Now, consider the Lok Sabha elections of 2014. DMDK had moved away from the ADMK alliance to the NDA; it was the dominant partner in that alliance contesting in 14 of the 39 Lok Sabha seats. In those 14 seats, the party got an average of 15.94% of the votes. The other NDA allies, in the seats they contested, got an average of 26.06% of the votes polled. That is, the DMDK underperformed its allies in an alliance in which it was the dominant party by over 10 percentage points!
It’s not even the DMDK’s case that it’s stronger in 2016 than it was in past elections. For a party that’s been a drag on all the alliances it has been part of, it’s a bit confusing as to why it’s sought after so much. If the DMDK were in a direct contest with ADMK, and it continues the trend of underperforming its own alliance by 10 percentage points, it needs a wave to win. Under regular circumstances, the ADMK will win comfortably in a direct contest with just its core vote.
The other complication that the DMDK presents to its alliance partners is: it seeks too many seats. The DMDK, unlike say the PMK, does not have a caste base as its core vote. This means its votes are diffused; that partly explains why it underperforms compared to more sub-regional parties. If the DMK were to ally with the DMDK and allotted 60 seats for the latter to contest(as it’s being speculated), that’s too much of a risk given the ADMK may well win most of them. Further, the DMDK voter by not being a caste bloc is more likely to not be additive to the dominant partner. The two Dalit parties (VCK and PT) and PMK, claim with some evidence, that their vote is transferable. That is their dominant ally can count on them. The DMDK, at least on the basis of past results, can make no such claims.
A good example of the complicated caste dynamic making PMK a good ally is the 2014 Chidambaram Lok Sabha result. The ADMK won that seat; but what is interesting is that its vote share for the constituency is one of the lowest among the seats it won at 42.5%. The DMK alliance did particularly well as Thol Thirmavalavan contested here as an ally and got 30.26% of the votes. But what is of importance is that the PMK did much better than its average performance elsewhere; it got 27% of the votes at over 5 percentage points higher than the alliance’s mean vote share.

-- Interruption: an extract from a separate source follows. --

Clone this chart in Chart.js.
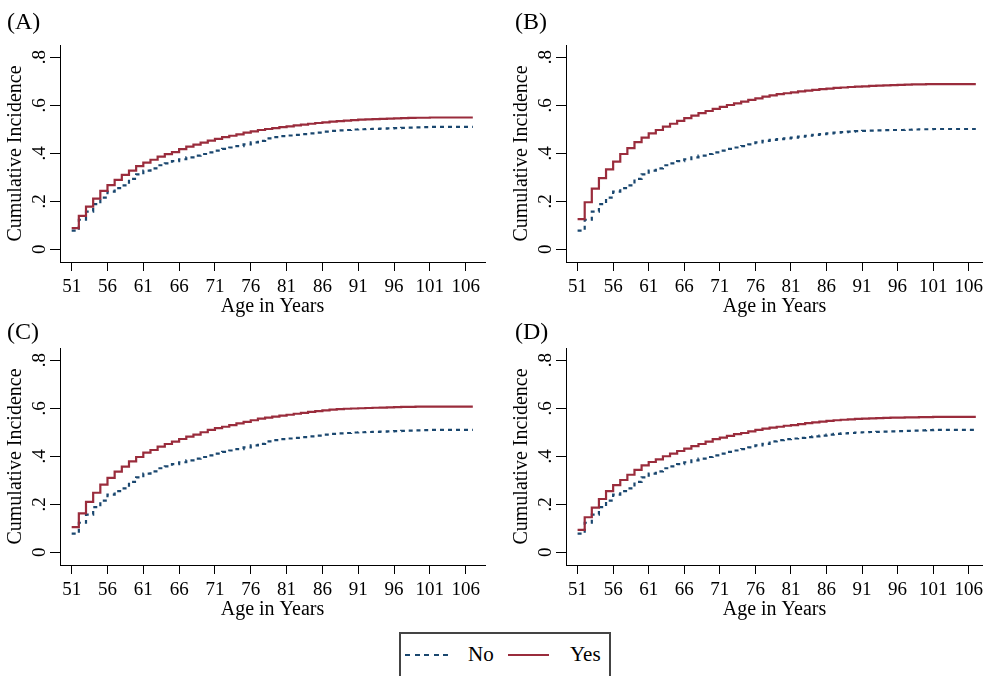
<!DOCTYPE html>
<html>
<head>
<meta charset="utf-8">
<script src="https://cdn.jsdelivr.net/npm/chart.js@4.4.0/dist/chart.umd.min.js"></script>
<style>
    body {
        margin: 0;
        background: #fff;
        width: 988px;
        height: 676px;
        overflow: hidden;
        position: relative;
        font-family: "Liberation Serif", serif;
        color: #000;
    }
    canvas { position: absolute; }
    .tag { position: absolute; font-size: 24px; line-height: 24px; }
    .leg-text { position: absolute; font-size: 21px; line-height: 21px; top: 644px; }
    #legend-box {
        position: absolute; left: 399px; top: 632px; width: 212px; height: 60px;
        border: 2px solid #444; box-sizing: border-box;
    }
    #sw-no {
        position: absolute; left: 405px; top: 654px; width: 43px; height: 2px;
        background: repeating-linear-gradient(to right, #1a476f 0 5px, transparent 5px 9.5px);
    }
    #sw-yes { position: absolute; left: 508px; top: 654px; width: 41px; height: 2px; background: #9a2c3c; }
</style>
</head>
<body>
<canvas id="panelA" width="494" height="320" style="left:0;top:0"></canvas>
<canvas id="panelB" width="494" height="320" style="left:494px;top:0"></canvas>
<canvas id="panelC" width="494" height="313" style="left:0;top:310px"></canvas>
<canvas id="panelD" width="494" height="313" style="left:494px;top:310px"></canvas>

<div class="tag" style="left:7px;top:9px">(A)</div>
<div class="tag" style="left:515px;top:9px">(B)</div>
<div class="tag" style="left:7px;top:319px">(C)</div>
<div class="tag" style="left:515px;top:319px">(D)</div>

<div id="legend-box"></div>
<div id="sw-no"></div>
<div class="leg-text" style="left:468px">No</div>
<div id="sw-yes"></div>
<div class="leg-text" style="left:570px">Yes</div>

<script>
// ages 51..107, one value per year (step curves)
const ages = [
    51, 52, 53, 54, 55, 56, 57, 58, 59, 60,
    61, 62, 63, 64, 65, 66, 67, 68, 69, 70,
    71, 72, 73, 74, 75, 76, 77, 78, 79, 80,
    81, 82, 83, 84, 85, 86, 87, 88, 89, 90,
    91, 92, 93, 94, 95, 96, 97, 98, 99, 100,
    101, 102, 103, 104, 105, 106, 107,
];
const xTickAges = [51, 56, 61, 66, 71, 76, 81, 86, 91, 96, 101, 106];
const yTickValues = [0, 0.2, 0.4, 0.6, 0.8];

// "No" curve (same in A, C, D)
const noCommon = [
    0.078, 0.123, 0.157, 0.188, 0.215, 0.240, 0.255, 0.266, 0.293, 0.312,
    0.328, 0.337, 0.350, 0.358, 0.367, 0.375, 0.383, 0.390, 0.397, 0.404,
    0.411, 0.418, 0.424, 0.430, 0.437, 0.445, 0.452, 0.462, 0.467, 0.471,
    0.474, 0.477, 0.480, 0.483, 0.486, 0.490, 0.493, 0.495, 0.497, 0.499,
    0.500, 0.501, 0.502, 0.503, 0.504, 0.505, 0.506, 0.507, 0.508, 0.509,
    0.510, 0.510, 0.510, 0.510, 0.510, 0.510, 0.510,
];
const noB = [
    0.078, 0.123, 0.157, 0.188, 0.215, 0.240, 0.255, 0.266, 0.293, 0.312,
    0.328, 0.337, 0.350, 0.358, 0.367, 0.375, 0.383, 0.390, 0.397, 0.404,
    0.411, 0.418, 0.424, 0.430, 0.437, 0.445, 0.452, 0.456, 0.459, 0.462,
    0.465, 0.469, 0.473, 0.477, 0.480, 0.483, 0.486, 0.488, 0.490, 0.492,
    0.493, 0.494, 0.495, 0.496, 0.497, 0.497, 0.498, 0.499, 0.500, 0.500,
    0.501, 0.501, 0.501, 0.501, 0.501, 0.501, 0.501,
];
const yesA = [
    0.088, 0.139, 0.178, 0.211, 0.243, 0.267, 0.289, 0.310, 0.328, 0.346,
    0.361, 0.373, 0.386, 0.396, 0.405, 0.417, 0.428, 0.436, 0.444, 0.453,
    0.460, 0.467, 0.473, 0.479, 0.486, 0.491, 0.497, 0.501, 0.505, 0.509,
    0.512, 0.516, 0.519, 0.523, 0.526, 0.529, 0.532, 0.534, 0.536, 0.538,
    0.540, 0.541, 0.542, 0.543, 0.544, 0.545, 0.546, 0.547, 0.548, 0.548,
    0.549, 0.549, 0.549, 0.549, 0.549, 0.549, 0.549,
];
const yesB = [
    0.126, 0.196, 0.253, 0.296, 0.333, 0.365, 0.397, 0.421, 0.446, 0.465,
    0.483, 0.497, 0.511, 0.523, 0.535, 0.546, 0.557, 0.567, 0.576, 0.585,
    0.593, 0.601, 0.608, 0.615, 0.622, 0.629, 0.636, 0.641, 0.646, 0.650,
    0.654, 0.658, 0.661, 0.664, 0.667, 0.669, 0.672, 0.674, 0.676, 0.678,
    0.679, 0.681, 0.682, 0.683, 0.684, 0.685, 0.686, 0.687, 0.687, 0.688,
    0.688, 0.688, 0.688, 0.688, 0.688, 0.688, 0.688,
];
const yesC = [
    0.105, 0.162, 0.210, 0.248, 0.282, 0.310, 0.336, 0.357, 0.379, 0.397,
    0.415, 0.426, 0.440, 0.451, 0.461, 0.472, 0.482, 0.490, 0.500, 0.510,
    0.517, 0.523, 0.530, 0.537, 0.543, 0.550, 0.557, 0.561, 0.565, 0.569,
    0.573, 0.577, 0.581, 0.585, 0.588, 0.591, 0.594, 0.596, 0.598, 0.599,
    0.600, 0.601, 0.602, 0.603, 0.604, 0.605, 0.606, 0.606, 0.607, 0.607,
    0.607, 0.607, 0.607, 0.607, 0.607, 0.607, 0.607,
];
const yesD = [
    0.093, 0.146, 0.186, 0.222, 0.255, 0.280, 0.301, 0.323, 0.343, 0.362,
    0.376, 0.387, 0.400, 0.411, 0.422, 0.432, 0.442, 0.451, 0.461, 0.471,
    0.478, 0.485, 0.492, 0.497, 0.504, 0.510, 0.515, 0.519, 0.523, 0.527,
    0.530, 0.534, 0.538, 0.541, 0.544, 0.547, 0.550, 0.552, 0.554, 0.556,
    0.557, 0.558, 0.559, 0.560, 0.561, 0.561, 0.562, 0.562, 0.563, 0.563,
    0.564, 0.564, 0.564, 0.564, 0.564, 0.564, 0.564,
];

const RED = "#9a2c3c";
const NAVY = "#1a476f";
const SERIF = "Liberation Serif";

const toPoints = (values) => ages.map((a, i) => ({ x: a, y: values[i] }));

function dibujarPanel(id, yes, no, pad, xMax) {
    const ctx = document.getElementById(id).getContext("2d");
    return new Chart(ctx, {
        type: "line",
        data: {
            datasets: [
                {
                    label: "Yes",
                    data: toPoints(yes),
                    borderColor: RED,
                    borderWidth: 2.2,
                    stepped: true,
                    pointRadius: 0,
                    order: 0,
                },
                {
                    label: "No",
                    data: toPoints(no),
                    borderColor: NAVY,
                    borderWidth: 2.2,
                    borderDash: [4, 4],
                    stepped: true,
                    pointRadius: 0,
                    order: 1,
                },
            ],
        },
        options: {
            responsive: false,
            animation: false,
            events: [],
            layout: { padding: pad },
            plugins: {
                legend: { display: false },
                tooltip: { enabled: false },
            },
            scales: {
                x: {
                    type: "linear",
                    min: 49.37,
                    max: xMax,
                    afterBuildTicks: (s) => {
                        s.ticks = xTickAges.map((v) => ({ value: v }));
                    },
                    afterFit: (s) => {
                        s.height = 58;
                    },
                    grid: { drawOnChartArea: false, tickLength: 9, color: "#000" },
                    border: { color: "#000", width: 1 },
                    ticks: {
                        color: "#000",
                        padding: 5,
                        maxRotation: 0,
                        autoSkip: false,
                        font: { family: SERIF, size: 19 },
                    },
                    title: {
                        display: true,
                        text: "Age in Years",
                        color: "#000",
                        font: { family: SERIF, size: 20 },
                        padding: { top: 0, bottom: 1 },
                    },
                },
                y: {
                    type: "linear",
                    min: -0.053,
                    max: 0.851,
                    afterBuildTicks: (s) => {
                        s.ticks = yTickValues.map((v) => ({ value: v }));
                    },
                    afterFit: (s) => {
                        s.width = 60;
                    },
                    grid: { drawOnChartArea: false, tickLength: 10, color: "#000" },
                    border: { color: "#000", width: 1 },
                    ticks: {
                        color: "#000",
                        minRotation: 90,
                        maxRotation: 90,
                        crossAlign: "center",
                        padding: 3,
                        font: { family: SERIF, size: 19 },
                        callback: (v) => (v === 0 ? "0" : String(v).replace(/^0/, "")),
                    },
                    title: {
                        display: true,
                        text: "Cumulative Incidence",
                        color: "#000",
                        font: { family: SERIF, size: 20 },
                        padding: { top: 4, bottom: 0 },
                    },
                },
            },
        },
    });
}

dibujarPanel("panelA", yesA, noCommon, { left: 0, right: 9, top: 45, bottom: 0 }, 108.7);
dibujarPanel("panelB", yesB, noB, { left: 12, right: 1, top: 45, bottom: 0 }, 108.0);
dibujarPanel("panelC", yesC, noCommon, { left: 0, right: 9, top: 38, bottom: 0 }, 108.7);
dibujarPanel("panelD", yesD, noCommon, { left: 12, right: 1, top: 38, bottom: 0 }, 108.0);
</script>
</body>
</html>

The only explanation that people who’ve studied Chidambaram will give is: the Vanniyars rallied behind PMK because they did not want Dalits to win. That kind of effect, had the elections been close, would have been crucial. The DMDK simply does not have a story like that to sell.
There are only 5 parties in Tamil Nadu that bring with them a transferable vote: PMK, VCK, PT, CPI and CPM. Of these, the VCK and PMK are incompatible as allies owing to caste factors; the PMK has also announced it won’t ally with either Dravidian party. So, if the DMK wants to win, allying with the Left and two Dalit parties appears a much better option compared to the DMDK. But those smaller parties have announced a new alliance among themselves called PWF with the VCK wanting a Dalit Chief Minister; which, one agrees, has to happen.
Unless there’s some secret sauce that the DMDK hasn’t made public yet, the only reason well informed politicians have to talk the DMDK’s stock up is to make it seem dearer to the opposition.